__RAW DATA__.
★ ★ ★ ★ ★ ★ ★

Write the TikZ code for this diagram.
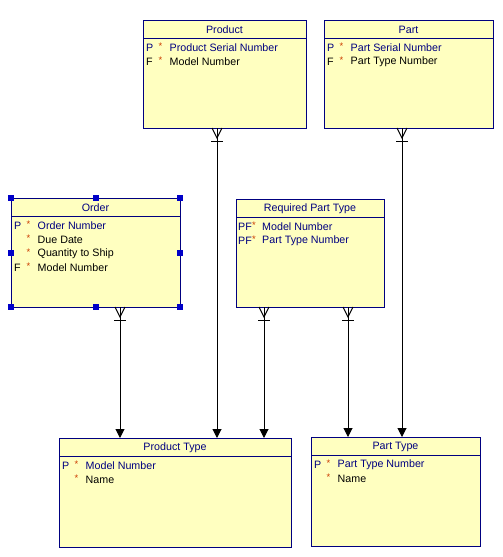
\documentclass[tikz,border=0pt]{standalone}
\usepackage{fontspec}
\setmainfont{Liberation Sans}
\usetikzlibrary{arrows.meta,calc}
\definecolor{navy}{RGB}{0,0,128}
\definecolor{boxfill}{RGB}{255,255,192}
\definecolor{starc}{RGB}{204,60,0}
\definecolor{handle}{RGB}{0,0,200}
\newcommand\fs{\fontsize{10.7}{12}\selectfont}
\tikzset{
  ent/.style={draw=navy, fill=boxfill, line width=1pt, anchor=north west, inner sep=0pt, outer sep=0pt},
  hline/.style={draw=navy, line width=1pt},
  ttl/.style={text=navy, font=\fs, inner sep=0pt, anchor=center},
  col/.style={font=\fs, inner sep=0pt, anchor=west},
  ast/.style={font=\fontsize{9.5}{10}\selectfont, text=starc, inner sep=0pt, anchor=west},
  conn/.style={draw=black, line width=1pt, -{Triangle[width=9pt,length=9pt]}},
  foot/.style={draw=black, line width=1pt},
  hdl/.style={fill=handle, draw=none, minimum size=6pt, inner sep=0pt, outer sep=0pt},
}
% entity: name, x, y, width, height, title
\newcommand\mkent[6]{%
  \node[ent, minimum width=#4pt, minimum height=#5pt] (#1) at (#2,#3) {};
  \draw[hline] ($(#1.north west)+(0,18)$) -- ($(#1.north east)+(0,18)$);
  \node[ttl] (#1-t) at ($(#1.north)+(0,10)$) {#6};
}
% row: entity, row index name, y offset, key text, colour, attribute
\newcommand\mkrow[6]{%
  \node[col, text=#5] (#1-#2k) at ($(#1.north west)+(3,#3)$) {#4};
  \node[ast] (#1-#2s) at ($(#1.north west)+(15.5,#3-1.5)$) {*};
  \node[col, text=#5] (#1-#2a) at ($(#1.north west)+(26.5,#3)$) {#6};
}
\newcommand\crowfoot[1]{%
  \draw[foot] ($(#1)+(-5,0)$) -- ($(#1)+(0,10)$) -- ($(#1)+(5,0)$);
  \draw[foot] ($(#1)+(-6,13)$) -- ($(#1)+(6,13)$);
}
\begin{document}
\begin{tikzpicture}[x=1pt,y=-1pt]
\useasboundingbox (0,0) rectangle (503,557);

\mkent{product}{143}{20}{163}{108}{Product}
\mkrow{product}{r1}{28}{P}{navy}{Product Serial Number}
\mkrow{product}{r2}{42}{F}{black}{Model Number}

\mkent{part}{324}{20}{169}{108}{Part}
\mkrow{part}{r1}{28}{P}{navy}{Part Serial Number}
\mkrow{part}{r2}{42}{F}{black}{Part Type Number}

\mkent{order}{11}{198}{169}{109}{Order}
\mkrow{order}{r1}{28}{P}{navy}{Order Number}
\mkrow{order}{r2}{42}{}{black}{Due Date}
\mkrow{order}{r3}{56}{}{black}{Quantity to Ship}
\mkrow{order}{r4}{70}{F}{black}{Model Number}

\mkent{rpt}{236}{199}{148}{108}{Required Part Type}
\node[col, text=navy] (rpt-r1k) at ($(rpt.north west)+(2,28)$) {PF};
\node[ast] (rpt-r1s) at ($(rpt.north west)+(16,26.5)$) {*};
\node[col, text=navy] (rpt-r1a) at ($(rpt.north west)+(26,28)$) {Model Number};
\node[col, text=navy] (rpt-r2k) at ($(rpt.north west)+(2,42)$) {PF};
\node[ast] (rpt-r2s) at ($(rpt.north west)+(16,40.5)$) {*};
\node[col, text=navy] (rpt-r2a) at ($(rpt.north west)+(26,42)$) {Part Type Number};

\mkent{ptype}{59}{438}{232}{109}{Product Type}
\mkrow{ptype}{r1}{28}{P}{navy}{Model Number}
\mkrow{ptype}{r2}{42}{}{black}{Name}

\mkent{parttype}{311}{437}{169}{109}{Part Type}
\mkrow{parttype}{r1}{28}{P}{navy}{Part Type Number}
\mkrow{parttype}{r2}{42}{}{black}{Name}

% selection handles on Order
\foreach \p [count=\i] in {north west,north,north east,west,east,south west,south,south east}
  \node[hdl] (h\i) at (order.\p) {};

% connector end points
\coordinate (o1) at (order.south -| 120,0);
\coordinate (o2) at (ptype.north -| 120,0);
\coordinate (p1) at (product.south -| 217,0);
\coordinate (p2) at (ptype.north -| 217,0);
\coordinate (q1) at (rpt.south -| 264,0);
\coordinate (q2) at (ptype.north -| 264,0);
\coordinate (q3) at (rpt.south -| 348,0);
\coordinate (q4) at (parttype.north -| 348,0);
\coordinate (s1) at (part.south -| 402,0);
\coordinate (s2) at (parttype.north -| 402,0);

\draw[conn] (o1) -- (o2);
\draw[conn] (p1) -- (p2);
\draw[conn] (q1) -- (q2);
\draw[conn] (q3) -- (q4);
\draw[conn] (s1) -- (s2);
\crowfoot{o1}
\crowfoot{p1}
\crowfoot{q1}
\crowfoot{q3}
\crowfoot{s1}
\end{tikzpicture}
\end{document}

★ ★ ★ ★ ★ ★ ★

__REQUIRED TASK__. Set down all the data again exactly as above, pictures excluded.

__PROBLEM SOLUTION__.
Write the TikZ code for this diagram.
\documentclass[tikz,border=0pt]{standalone}
\usepackage{fontspec}
\setmainfont{Liberation Sans}
\usetikzlibrary{arrows.meta,calc}
\definecolor{navy}{RGB}{0,0,128}
\definecolor{boxfill}{RGB}{255,255,192}
\definecolor{starc}{RGB}{204,60,0}
\definecolor{handle}{RGB}{0,0,200}
\newcommand\fs{\fontsize{10.7}{12}\selectfont}
\tikzset{
  ent/.style={draw=navy, fill=boxfill, line width=1pt, anchor=north west, inner sep=0pt, outer sep=0pt},
  hline/.style={draw=navy, line width=1pt},
  ttl/.style={text=navy, font=\fs, inner sep=0pt, anchor=center},
  col/.style={font=\fs, inner sep=0pt, anchor=west},
  ast/.style={font=\fontsize{9.5}{10}\selectfont, text=starc, inner sep=0pt, anchor=west},
  conn/.style={draw=black, line width=1pt, -{Triangle[width=9pt,length=9pt]}},
  foot/.style={draw=black, line width=1pt},
  hdl/.style={fill=handle, draw=none, minimum size=6pt, inner sep=0pt, outer sep=0pt},
}
% entity: name, x, y, width, height, title
\newcommand\mkent[6]{%
  \node[ent, minimum width=#4pt, minimum height=#5pt] (#1) at (#2,#3) {};
  \draw[hline] ($(#1.north west)+(0,18)$) -- ($(#1.north east)+(0,18)$);
  \node[ttl] (#1-t) at ($(#1.north)+(0,10)$) {#6};
}
% row: entity, row index name, y offset, key text, colour, attribute
\newcommand\mkrow[6]{%
  \node[col, text=#5] (#1-#2k) at ($(#1.north west)+(3,#3)$) {#4};
  \node[ast] (#1-#2s) at ($(#1.north west)+(15.5,#3-1.5)$) {*};
  \node[col, text=#5] (#1-#2a) at ($(#1.north west)+(26.5,#3)$) {#6};
}
\newcommand\crowfoot[1]{%
  \draw[foot] ($(#1)+(-5,0)$) -- ($(#1)+(0,10)$) -- ($(#1)+(5,0)$);
  \draw[foot] ($(#1)+(-6,13)$) -- ($(#1)+(6,13)$);
}
\begin{document}
\begin{tikzpicture}[x=1pt,y=-1pt]
\useasboundingbox (0,0) rectangle (503,557);

\mkent{product}{143}{20}{163}{108}{Product}
\mkrow{product}{r1}{28}{P}{navy}{Product Serial Number}
\mkrow{product}{r2}{42}{F}{black}{Model Number}

\mkent{part}{324}{20}{169}{108}{Part}
\mkrow{part}{r1}{28}{P}{navy}{Part Serial Number}
\mkrow{part}{r2}{42}{F}{black}{Part Type Number}

\mkent{order}{11}{198}{169}{109}{Order}
\mkrow{order}{r1}{28}{P}{navy}{Order Number}
\mkrow{order}{r2}{42}{}{black}{Due Date}
\mkrow{order}{r3}{56}{}{black}{Quantity to Ship}
\mkrow{order}{r4}{70}{F}{black}{Model Number}

\mkent{rpt}{236}{199}{148}{108}{Required Part Type}
\node[col, text=navy] (rpt-r1k) at ($(rpt.north west)+(2,28)$) {PF};
\node[ast] (rpt-r1s) at ($(rpt.north west)+(16,26.5)$) {*};
\node[col, text=navy] (rpt-r1a) at ($(rpt.north west)+(26,28)$) {Model Number};
\node[col, text=navy] (rpt-r2k) at ($(rpt.north west)+(2,42)$) {PF};
\node[ast] (rpt-r2s) at ($(rpt.north west)+(16,40.5)$) {*};
\node[col, text=navy] (rpt-r2a) at ($(rpt.north west)+(26,42)$) {Part Type Number};

\mkent{ptype}{59}{438}{232}{109}{Product Type}
\mkrow{ptype}{r1}{28}{P}{navy}{Model Number}
\mkrow{ptype}{r2}{42}{}{black}{Name}

\mkent{parttype}{311}{437}{169}{109}{Part Type}
\mkrow{parttype}{r1}{28}{P}{navy}{Part Type Number}
\mkrow{parttype}{r2}{42}{}{black}{Name}

% selection handles on Order
\foreach \p [count=\i] in {north west,north,north east,west,east,south west,south,south east}
  \node[hdl] (h\i) at (order.\p) {};

% connector end points
\coordinate (o1) at (order.south -| 120,0);
\coordinate (o2) at (ptype.north -| 120,0);
\coordinate (p1) at (product.south -| 217,0);
\coordinate (p2) at (ptype.north -| 217,0);
\coordinate (q1) at (rpt.south -| 264,0);
\coordinate (q2) at (ptype.north -| 264,0);
\coordinate (q3) at (rpt.south -| 348,0);
\coordinate (q4) at (parttype.north -| 348,0);
\coordinate (s1) at (part.south -| 402,0);
\coordinate (s2) at (parttype.north -| 402,0);

\draw[conn] (o1) -- (o2);
\draw[conn] (p1) -- (p2);
\draw[conn] (q1) -- (q2);
\draw[conn] (q3) -- (q4);
\draw[conn] (s1) -- (s2);
\crowfoot{o1}
\crowfoot{p1}
\crowfoot{q1}
\crowfoot{q3}
\crowfoot{s1}
\end{tikzpicture}
\end{document}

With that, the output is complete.